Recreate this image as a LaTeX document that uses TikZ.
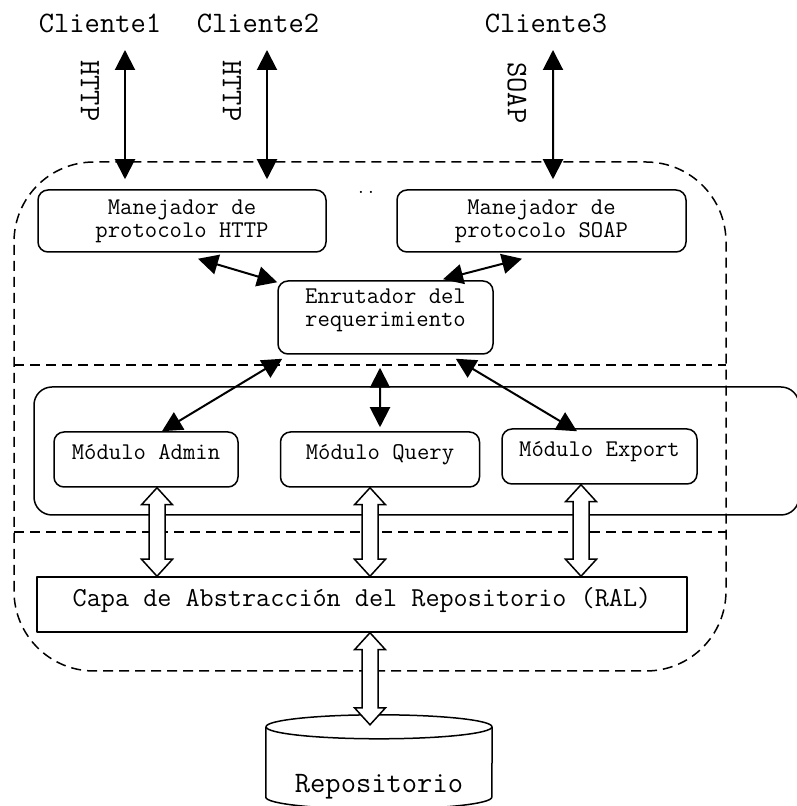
\documentclass[tikz,border=0pt]{standalone}
\usepackage{fontspec}
\usetikzlibrary{arrows.meta,calc}
\begin{document}
\begin{tikzpicture}[line join=bevel,
  txt/.style={inner sep=0pt,font=\ttfamily\fontsize{29.7bp}{31bp}\selectfont},
  box/.style={draw,line width=1.5bp,rounded corners=10bp,align=center,font=\ttfamily\fontsize{24bp}{23bp}\selectfont},
  modbox/.style={box,minimum height=55bp,text height=13bp,text depth=12bp},
  zone/.style={dash pattern=on 10bp off 6bp,line width=1.5bp},
  both/.style={line width=2bp,{Triangle[length=20bp,width=20bp]}-{Triangle[length=20bp,width=20bp]}},
  dbl/.style={draw,fill=white,line width=1.5bp,line join=miter,
    to path={let \p1=(\tikztostart), \p2=(\tikztotarget) in
      (\x1,\y1) -- (\x1+15.5bp,\y1-17bp) -- (\x1+8bp,\y1-17bp) -- (\x1+8bp,\y2+17bp)
      -- (\x1+15.5bp,\y2+17bp) -- (\x1,\y2) -- (\x1-15.5bp,\y2+17bp) -- (\x1-8bp,\y2+17bp)
      -- (\x1-8bp,\y1-17bp) -- (\x1-15.5bp,\y1-17bp) -- cycle}}]
%%
\useasboundingbox (0bp,0bp) rectangle (797bp,806bp);
%% capas
\draw [zone,rounded corners=80bp] (14bp,135bp) rectangle (726bp,644bp);
\draw [zone] (14bp,441bp) -- (726bp,441bp);
\draw [zone] (14bp,274bp) -- (726bp,274bp);
%% clientes
\node (cliente1) at (100bp,773bp) [txt,anchor=base] {Cliente1};
  \node (cliente2) at (258bp,773bp) [txt,anchor=base] {Cliente2};
  \node (cliente3) at (546bp,773bp) [txt,anchor=base] {Cliente3};
  \node (http1) at (90bp,715bp) [txt,rotate=-90] {HTTP};
  \node (http2) at (232bp,715bp) [txt,rotate=-90] {HTTP};
  \node (soap) at (517bp,713bp) [txt,rotate=-90] {SOAP};
%% nodos
\node (modulos) at (416.5bp,355bp) [draw,line width=1.5bp,rounded corners=18bp,minimum width=765bp,minimum height=128bp] {};
  \node (manhttp) at (182bp,585bp) [box,minimum width=288bp,minimum height=62bp] {Manejador de\\protocolo HTTP};
  \node (mansoap) at (541.5bp,585bp) [box,minimum width=289bp,minimum height=62bp] {Manejador de\\protocolo SOAP};
  \node (puntos) at (366bp,612bp) [anchor=base,inner sep=0pt,font=\ttfamily\fontsize{19bp}{19bp}\selectfont] {..};
  \node (enrutador) at (385.5bp,488.5bp) [box,minimum width=215bp,minimum height=73bp,
    label={[name=enrutadortxt,align=center,yshift=7bp,font=\ttfamily\fontsize{24bp}{23bp}\selectfont]center:Enrutador del\\requerimiento}] {};
  \node (admin) at (146bp,346.5bp) [modbox,minimum width=184bp] {Módulo Admin};
  \node (query) at (380bp,346.5bp) [modbox,minimum width=199bp] {Módulo Query};
  \node (export) at (599.5bp,349.5bp) [modbox,minimum width=195bp] {Módulo Export};
  \node (ral) at (362bp,201.5bp) [draw,line width=1.5bp,minimum width=650bp,minimum height=55bp,
    text height=18bp,text depth=13bp,font=\ttfamily\fontsize{27.4bp}{28bp}\selectfont] {Capa de Abstracción del Repositorio (RAL)};
  \node (repo) at (379bp,44bp) [minimum width=226bp,minimum height=94bp,inner sep=0pt,
    label={[name=repotxt,txt,yshift=-25bp]center:Repositorio}] {};
%% cilindro
\draw [line width=1.5bp] ([yshift=-12bp]repo.north west) -- ([yshift=12bp]repo.south west)
    arc [start angle=180,end angle=360,x radius=113bp,y radius=12bp] -- ([yshift=-12bp]repo.north east);
  \draw [line width=1.5bp] ([yshift=-12bp]repo.north) ellipse [x radius=113bp,y radius=12bp];
%% conexiones
\draw [both] ([shift={(25bp,-17bp)}]cliente1.base) -- ([shift={(-57bp,10bp)}]manhttp.north);
  \draw [both] ([shift={(9bp,-17bp)}]cliente2.base) -- ([shift={(85bp,10bp)}]manhttp.north);
  \draw [both] ([shift={(7bp,-17bp)}]cliente3.base) -- ([shift={(11.5bp,10bp)}]mansoap.north);
  \draw [both] ([shift={(16bp,-6bp)}]manhttp.south) -- ([yshift=-2bp]enrutador.north west);
  \draw [both] ([shift={(57.5bp,1bp)}]enrutador.north) -- ([shift={(-19.5bp,-6bp)}]mansoap.south);
  \draw [both] ([shift={(5bp,-4bp)}]enrutador.south west) -- ([xshift=16bp]admin.north);
  \draw [both] ([shift={(-5.5bp,-13bp)}]enrutador.south) -- ([yshift=4bp]query.north);
  \draw [both] ([shift={(-38bp,-4bp)}]enrutador.south east) -- ([shift={(-22.5bp,-3bp)}]export.north);
  \draw [dbl] ([xshift=11bp]admin.south) to ([xshift=11bp]admin.south |- ral.north);
  \draw [dbl] ([xshift=-10bp]query.south) to ([xshift=-10bp]query.south |- ral.north);
  \draw [dbl] ([xshift=-18.5bp]export.south) to ([xshift=-18.5bp]export.south |- ral.north);
  \draw [dbl] ([xshift=8bp]ral.south) to ([xshift=8bp,yshift=-10bp]repo.north);
%
\end{tikzpicture}
\end{document}
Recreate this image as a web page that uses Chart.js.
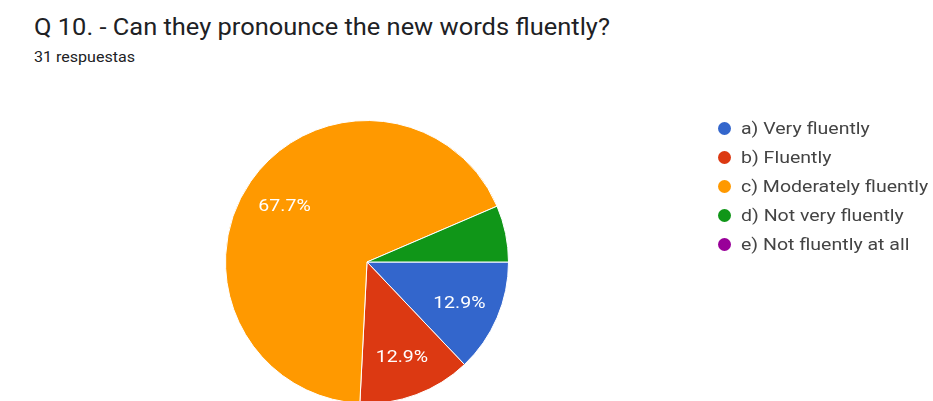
<!DOCTYPE html>
<html>
<head>
<meta charset="utf-8">
<script src="https://cdn.jsdelivr.net/npm/chart.js@4/dist/chart.umd.min.js"></script>
<style>
  html, body { margin: 0; padding: 0; background: #fff; overflow: hidden; }
  body { width: 933px; height: 401px; position: relative; font-family: Roboto, Arial, sans-serif; }
  .wide { display: inline-block; transform-origin: 0 50%; white-space: nowrap; }
  #title { position: absolute; left: 34px; top: 13px; font-size: 24px; line-height: 28px; color: #202124; transform: scaleX(1.06); }
  #sub { position: absolute; left: 34px; top: 48px; font-size: 15px; line-height: 18px; color: #202124; transform: scaleX(1.07); }
  #pie { position: absolute; left: 0; top: 0; }
  #legend { position: absolute; left: 718px; top: 119px; margin: 0; padding: 0; list-style: none; }
  #legend li { height: 29px; display: flex; align-items: flex-start; font-size: 16px; line-height: 19px; color: #444; white-space: nowrap; }
  #legend li .wide { transform: scaleX(1.22); }
  #legend span.dot { width: 13px; height: 13px; border-radius: 50%; margin-right: 10px; margin-top: 3px; flex: none; }
</style>
</head>
<body>
<div id="title" class="wide">Q 10. - Can they pronounce the new words fluently?</div>
<div id="sub" class="wide">31 respuestas</div>
<canvas id="pie" width="933" height="420"></canvas>
<ul id="legend"></ul>
<script>
const categories = ['a) Very fluently', 'b) Fluently', 'c) Moderately fluently', 'd) Not very fluently', 'e) Not fluently at all'];
const responses = [4, 4, 21, 2, 0];
const colors = ['#3366cc', '#dc3912', '#ff9900', '#109618', '#990099'];

// Percentage labels inside the larger slices
const sliceLabels = {
  id: 'sliceLabels',
  afterDatasetsDraw(chart) {
    const ctx = chart.ctx;
    const data = chart.data.datasets[0].data;
    const total = data.reduce((a, b) => a + b, 0);
    const meta = chart.getDatasetMeta(0);
    meta.data.forEach((arc, i) => {
      const share = data[i] / total;
      if (share < 0.1) return;
      const mid = (arc.startAngle + arc.endAngle) / 2;
      const r = arc.outerRadius * 0.71;
      ctx.save();
      ctx.translate(arc.x + Math.cos(mid) * r, arc.y + Math.sin(mid) * r + 2);
      ctx.scale(1.22, 1);
      ctx.fillStyle = '#ffffff';
      ctx.font = '16px Roboto, Arial, sans-serif';
      ctx.textAlign = 'center';
      ctx.textBaseline = 'middle';
      ctx.fillText((share * 100).toFixed(1) + '%', 0, 0);
      ctx.restore();
    });
  }
};

const chart = new Chart(document.getElementById('pie'), {
  type: 'pie',
  data: {
    labels: categories,
    datasets: [{
      data: responses,
      backgroundColor: colors,
      borderColor: '#ffffff',
      borderWidth: 1
    }]
  },
  options: {
    responsive: false,
    animation: false,
    rotation: 90,
    layout: { padding: { left: 225, right: 424, top: 120, bottom: 16 } },
    plugins: { legend: { display: false }, tooltip: { enabled: false } }
  },
  plugins: [sliceLabels]
});

const legend = document.getElementById('legend');
categories.forEach((name, i) => {
  const li = document.createElement('li');
  const dot = document.createElement('span');
  dot.className = 'dot';
  dot.style.background = colors[i];
  const text = document.createElement('span');
  text.className = 'wide';
  text.textContent = name;
  li.appendChild(dot);
  li.appendChild(text);
  legend.appendChild(li);
});
</script>
</body>
</html>
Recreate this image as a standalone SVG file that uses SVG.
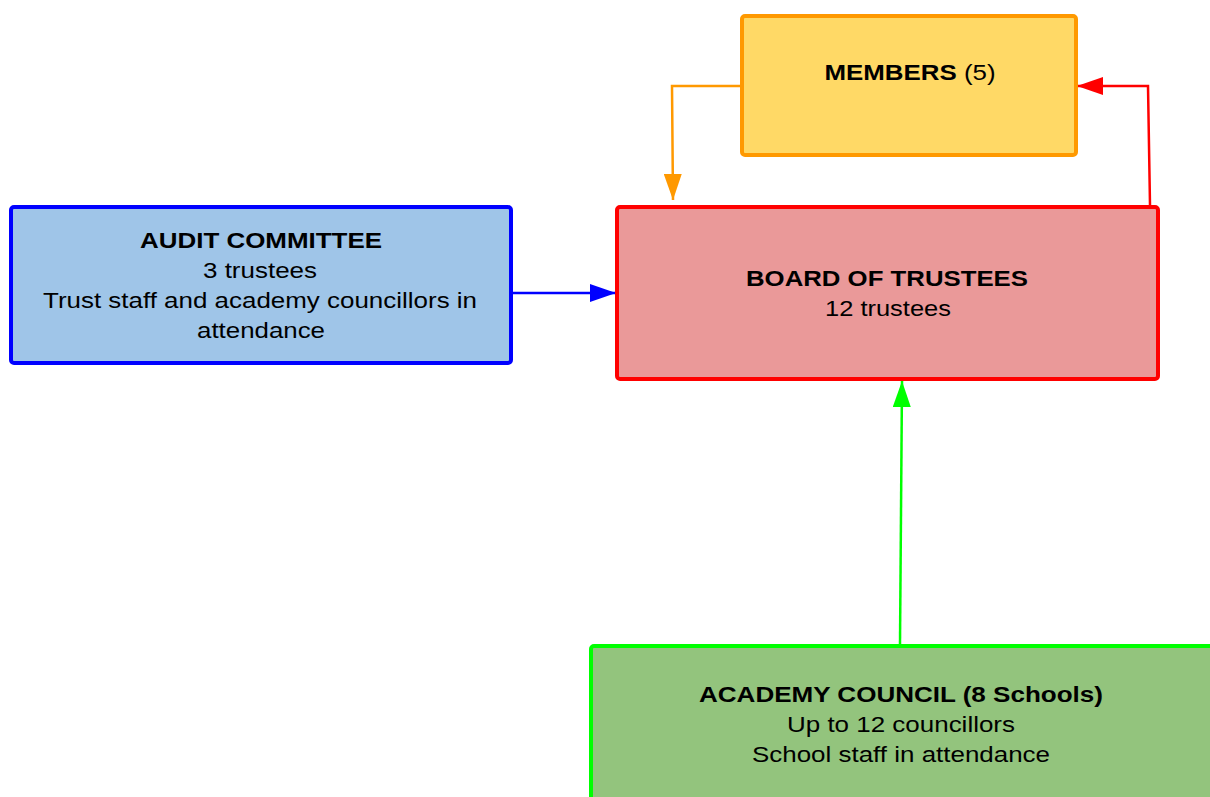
<svg xmlns="http://www.w3.org/2000/svg" width="1210" height="797" viewBox="0 0 1210 797">
<style>
.box{stroke-width:4;}
text{font-family:"Liberation Sans",Arial,sans-serif;font-size:22px;fill:#000;text-anchor:middle;}
.b{font-weight:bold;}
.conn{fill:none;stroke-width:2.5;}
</style>
<defs>
<marker id="ah-orange" viewBox="0 0 26 18" refX="26" refY="9" markerWidth="26" markerHeight="18" markerUnits="userSpaceOnUse" orient="auto"><path d="M0,0 L26,9 L0,18 z" fill="#ff9900"/></marker>
<marker id="ah-red" viewBox="0 0 26 18" refX="26" refY="9" markerWidth="26" markerHeight="18" markerUnits="userSpaceOnUse" orient="auto"><path d="M0,0 L26,9 L0,18 z" fill="#ff0000"/></marker>
<marker id="ah-blue" viewBox="0 0 26 18" refX="26" refY="9" markerWidth="26" markerHeight="18" markerUnits="userSpaceOnUse" orient="auto"><path d="M0,0 L26,9 L0,18 z" fill="#0000ff"/></marker>
<marker id="ah-green" viewBox="0 0 26 18" refX="26" refY="9" markerWidth="26" markerHeight="18" markerUnits="userSpaceOnUse" orient="auto"><path d="M0,0 L26,9 L0,18 z" fill="#00ff00"/></marker>
</defs>
<rect width="1210" height="797" fill="#ffffff"/>
<g id="connectors">
<path class="conn" d="M742,86 L672,86 L673,200" stroke="#ff9900" marker-end="url(#ah-orange)"/>
<path class="conn" d="M1150,205 L1148,86 L1077,86" stroke="#ff0000" marker-end="url(#ah-red)"/>
<path class="conn" d="M512,293 L616,293" stroke="#0000ff" marker-end="url(#ah-blue)"/>
<path class="conn" d="M900,644 L902,381" stroke="#00ff00" marker-end="url(#ah-green)"/>
</g>
<g id="members">
<rect class="box" x="742" y="16" width="334" height="139" rx="3" fill="#ffd966" stroke="#ff9900"/>
<text x="910" y="80" textLength="171" lengthAdjust="spacingAndGlyphs"><tspan class="b">MEMBERS</tspan> (5)</text>
</g>
<g id="board">
<rect class="box" x="617" y="207" width="541" height="172" rx="3" fill="#ea9999" stroke="#ff0000"/>
<text class="b" x="887" y="286" textLength="282" lengthAdjust="spacingAndGlyphs">BOARD OF TRUSTEES</text>
<text x="888" y="316" textLength="126" lengthAdjust="spacingAndGlyphs">12 trustees</text>
</g>
<g id="audit">
<rect class="box" x="11" y="207" width="500" height="156" rx="3" fill="#9fc5e8" stroke="#0000ff"/>
<text class="b" x="261" y="248" textLength="242" lengthAdjust="spacingAndGlyphs">AUDIT COMMITTEE</text>
<text x="260" y="278" textLength="114" lengthAdjust="spacingAndGlyphs">3 trustees</text>
<text x="260" y="308" textLength="434" lengthAdjust="spacingAndGlyphs">Trust staff and academy councillors in</text>
<text x="261" y="338" textLength="128" lengthAdjust="spacingAndGlyphs">attendance</text>
</g>
<g id="academy">
<rect class="box" x="591" y="646" width="640" height="180" rx="3" fill="#93c47d" stroke="#00ff00"/>
<text class="b" x="901" y="702" textLength="404" lengthAdjust="spacingAndGlyphs">ACADEMY COUNCIL (8 Schools)</text>
<text x="901" y="732" textLength="228" lengthAdjust="spacingAndGlyphs">Up to 12 councillors</text>
<text x="901" y="762" textLength="298" lengthAdjust="spacingAndGlyphs">School staff in attendance</text>
</g>
</svg>
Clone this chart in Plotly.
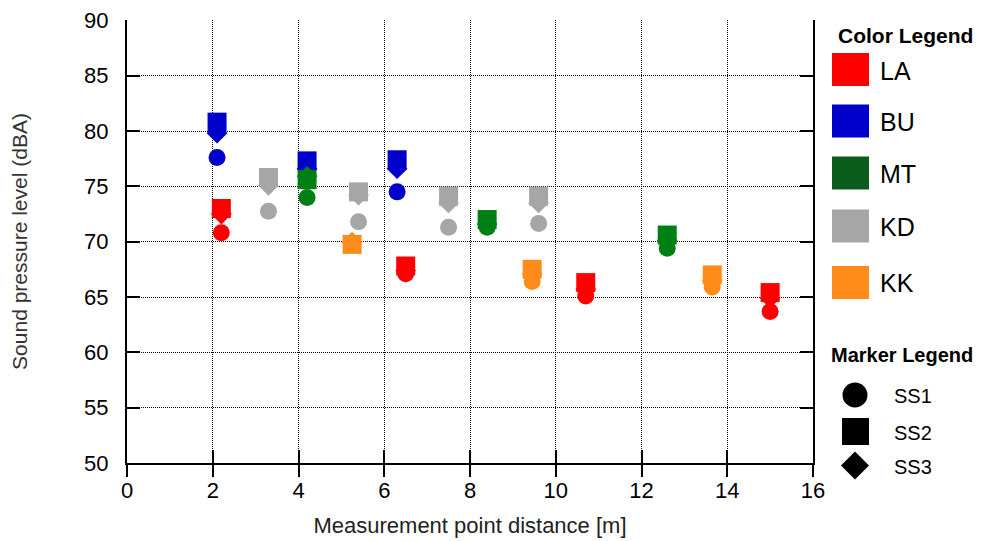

_The request:_ Omit all pictures and repeat exactly the lines from the one containing "Recreate this image as a web" through the one containing "['#3366cc', '#dc3912', '#ff9900', '#109618', '#990099'];", ends included, with nothing added.

_Exercise result:_
Recreate this image as a web page that uses Chart.js.
<!DOCTYPE html>
<html>
<head>
<meta charset="utf-8">
<script src="https://cdn.jsdelivr.net/npm/chart.js@4/dist/chart.umd.min.js"></script>
<style>
  html, body { margin: 0; padding: 0; background: #fff; overflow: hidden; }
  body { width: 933px; height: 401px; position: relative; font-family: Roboto, Arial, sans-serif; }
  .wide { display: inline-block; transform-origin: 0 50%; white-space: nowrap; }
  #title { position: absolute; left: 34px; top: 13px; font-size: 24px; line-height: 28px; color: #202124; transform: scaleX(1.06); }
  #sub { position: absolute; left: 34px; top: 48px; font-size: 15px; line-height: 18px; color: #202124; transform: scaleX(1.07); }
  #pie { position: absolute; left: 0; top: 0; }
  #legend { position: absolute; left: 718px; top: 119px; margin: 0; padding: 0; list-style: none; }
  #legend li { height: 29px; display: flex; align-items: flex-start; font-size: 16px; line-height: 19px; color: #444; white-space: nowrap; }
  #legend li .wide { transform: scaleX(1.22); }
  #legend span.dot { width: 13px; height: 13px; border-radius: 50%; margin-right: 10px; margin-top: 3px; flex: none; }
</style>
</head>
<body>
<div id="title" class="wide">Q 10. - Can they pronounce the new words fluently?</div>
<div id="sub" class="wide">31 respuestas</div>
<canvas id="pie" width="933" height="420"></canvas>
<ul id="legend"></ul>
<script>
const categories = ['a) Very fluently', 'b) Fluently', 'c) Moderately fluently', 'd) Not very fluently', 'e) Not fluently at all'];
const responses = [4, 4, 21, 2, 0];
const colors = ['#3366cc', '#dc3912', '#ff9900', '#109618', '#990099'];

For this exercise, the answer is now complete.